▸ PROBLEM REQUIREMENTS: Any pictures in the records below should be skipped; write out everything else exactly.

▸ DATA LISTING:
**********

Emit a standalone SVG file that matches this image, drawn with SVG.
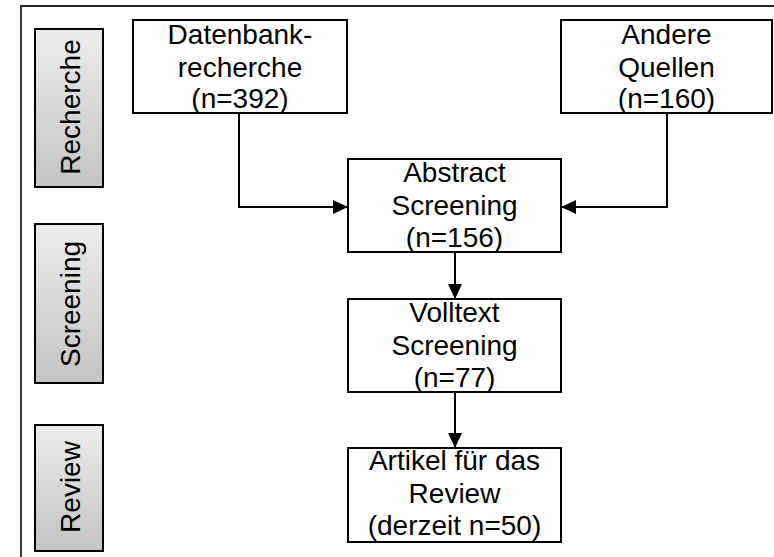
<svg xmlns="http://www.w3.org/2000/svg" width="774" height="557" viewBox="0 0 774 557">
  <defs>
    <linearGradient id="phaseFill" x1="0" y1="0" x2="0" y2="1">
      <stop offset="0" stop-color="#ececec"/>
      <stop offset="1" stop-color="#c4c4c4"/>
    </linearGradient>
    <marker id="arrow" viewBox="0 0 15 14" refX="15" refY="7" markerWidth="15" markerHeight="14" markerUnits="userSpaceOnUse" orient="auto">
      <path d="M0,0 L15,7 L0,14 Z" fill="#000"/>
    </marker>
    <style>
      .box { fill: #fff; stroke: #000; stroke-width: 2; }
      .phase { fill: url(#phaseFill); stroke: #000; stroke-width: 2; }
      .t { font-family: "Liberation Sans", Arial, sans-serif; font-size: 28px; fill: #000; text-anchor: middle; }
      .conn { fill: none; stroke: #000; stroke-width: 2; marker-end: url(#arrow); }
      .frame { fill: none; stroke: #262626; stroke-width: 1.8; }
    </style>
  </defs>

  <rect width="774" height="557" fill="#fff"/>

  <!-- outer frame (top and left edges) -->
  <path class="frame" d="M21,557 L21,6 L774,6"/>

  <!-- phase labels -->
  <g id="phase-recherche">
    <rect class="phase" x="35" y="29" width="68" height="158"/>
    <text class="t" transform="translate(80,107) rotate(-90)">Recherche</text>
  </g>
  <g id="phase-screening">
    <rect class="phase" x="35" y="224" width="68" height="159"/>
    <text class="t" transform="translate(80,304) rotate(-90)">Screening</text>
  </g>
  <g id="phase-review">
    <rect class="phase" x="35" y="425" width="68" height="126"/>
    <text class="t" transform="translate(80,487) rotate(-90)">Review</text>
  </g>

  <!-- connectors -->
  <g id="connectors">
    <path class="conn" d="M239,113 L239,207 L348,207"/>
    <path class="conn" d="M667,113 L667,207 L561,207"/>
    <path class="conn" d="M455,252 L455,299"/>
    <path class="conn" d="M455,392 L455,448"/>
  </g>

  <!-- nodes -->
  <g id="node-datenbank">
    <rect class="box" x="133" y="20" width="214" height="93"/>
    <text class="t" x="240" y="44">Datenbank-</text>
    <text class="t" x="240" y="77">recherche</text>
    <text class="t" x="240" y="108">(n=392)</text>
  </g>
  <g id="node-andere">
    <rect class="box" x="561" y="20" width="211" height="93"/>
    <text class="t" x="666.5" y="44">Andere</text>
    <text class="t" x="666.5" y="77">Quellen</text>
    <text class="t" x="666.5" y="108">(n=160)</text>
  </g>
  <g id="node-abstract">
    <rect class="box" x="348" y="159" width="213" height="93"/>
    <text class="t" x="454.5" y="182">Abstract</text>
    <text class="t" x="454.5" y="215">Screening</text>
    <text class="t" x="454.5" y="247">(n=156)</text>
  </g>
  <g id="node-volltext">
    <rect class="box" x="348" y="299" width="213" height="93"/>
    <text class="t" x="454.5" y="322">Volltext</text>
    <text class="t" x="454.5" y="355">Screening</text>
    <text class="t" x="454.5" y="387">(n=77)</text>
  </g>
  <g id="node-artikel">
    <rect class="box" x="348" y="448" width="213" height="94"/>
    <text class="t" x="454.5" y="470">Artikel für das</text>
    <text class="t" x="454.5" y="503">Review</text>
    <text class="t" x="454.5" y="535">(derzeit n=50)</text>
  </g>
</svg>
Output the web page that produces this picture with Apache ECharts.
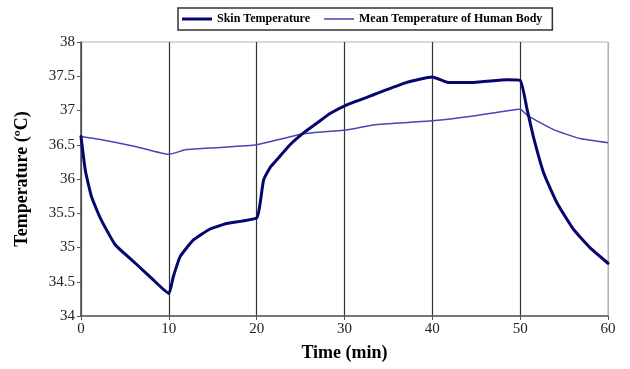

**********

▸ SOLUTION FOR THIS EXERCISE:
Emit a standalone SVG file that matches this image, drawn with SVG.
<svg xmlns="http://www.w3.org/2000/svg" width="774" height="557" viewBox="0 0 774 557">
  <defs>
    <linearGradient id="phaseFill" x1="0" y1="0" x2="0" y2="1">
      <stop offset="0" stop-color="#ececec"/>
      <stop offset="1" stop-color="#c4c4c4"/>
    </linearGradient>
    <marker id="arrow" viewBox="0 0 15 14" refX="15" refY="7" markerWidth="15" markerHeight="14" markerUnits="userSpaceOnUse" orient="auto">
      <path d="M0,0 L15,7 L0,14 Z" fill="#000"/>
    </marker>
    <style>
      .box { fill: #fff; stroke: #000; stroke-width: 2; }
      .phase { fill: url(#phaseFill); stroke: #000; stroke-width: 2; }
      .t { font-family: "Liberation Sans", Arial, sans-serif; font-size: 28px; fill: #000; text-anchor: middle; }
      .conn { fill: none; stroke: #000; stroke-width: 2; marker-end: url(#arrow); }
      .frame { fill: none; stroke: #262626; stroke-width: 1.8; }
    </style>
  </defs>

  <rect width="774" height="557" fill="#fff"/>

  <!-- outer frame (top and left edges) -->
  <path class="frame" d="M21,557 L21,6 L774,6"/>

  <!-- phase labels -->
  <g id="phase-recherche">
    <rect class="phase" x="35" y="29" width="68" height="158"/>
    <text class="t" transform="translate(80,107) rotate(-90)">Recherche</text>
  </g>
  <g id="phase-screening">
    <rect class="phase" x="35" y="224" width="68" height="159"/>
    <text class="t" transform="translate(80,304) rotate(-90)">Screening</text>
  </g>
  <g id="phase-review">
    <rect class="phase" x="35" y="425" width="68" height="126"/>
    <text class="t" transform="translate(80,487) rotate(-90)">Review</text>
  </g>

  <!-- connectors -->
  <g id="connectors">
    <path class="conn" d="M239,113 L239,207 L348,207"/>
    <path class="conn" d="M667,113 L667,207 L561,207"/>
    <path class="conn" d="M455,252 L455,299"/>
    <path class="conn" d="M455,392 L455,448"/>
  </g>

  <!-- nodes -->
  <g id="node-datenbank">
    <rect class="box" x="133" y="20" width="214" height="93"/>
    <text class="t" x="240" y="44">Datenbank-</text>
    <text class="t" x="240" y="77">recherche</text>
    <text class="t" x="240" y="108">(n=392)</text>
  </g>
  <g id="node-andere">
    <rect class="box" x="561" y="20" width="211" height="93"/>
    <text class="t" x="666.5" y="44">Andere</text>
    <text class="t" x="666.5" y="77">Quellen</text>
    <text class="t" x="666.5" y="108">(n=160)</text>
  </g>
  <g id="node-abstract">
    <rect class="box" x="348" y="159" width="213" height="93"/>
    <text class="t" x="454.5" y="182">Abstract</text>
    <text class="t" x="454.5" y="215">Screening</text>
    <text class="t" x="454.5" y="247">(n=156)</text>
  </g>
  <g id="node-volltext">
    <rect class="box" x="348" y="299" width="213" height="93"/>
    <text class="t" x="454.5" y="322">Volltext</text>
    <text class="t" x="454.5" y="355">Screening</text>
    <text class="t" x="454.5" y="387">(n=77)</text>
  </g>
  <g id="node-artikel">
    <rect class="box" x="348" y="448" width="213" height="94"/>
    <text class="t" x="454.5" y="470">Artikel für das</text>
    <text class="t" x="454.5" y="503">Review</text>
    <text class="t" x="454.5" y="535">(derzeit n=50)</text>
  </g>
</svg>
Output the web page that produces this picture with Apache ECharts.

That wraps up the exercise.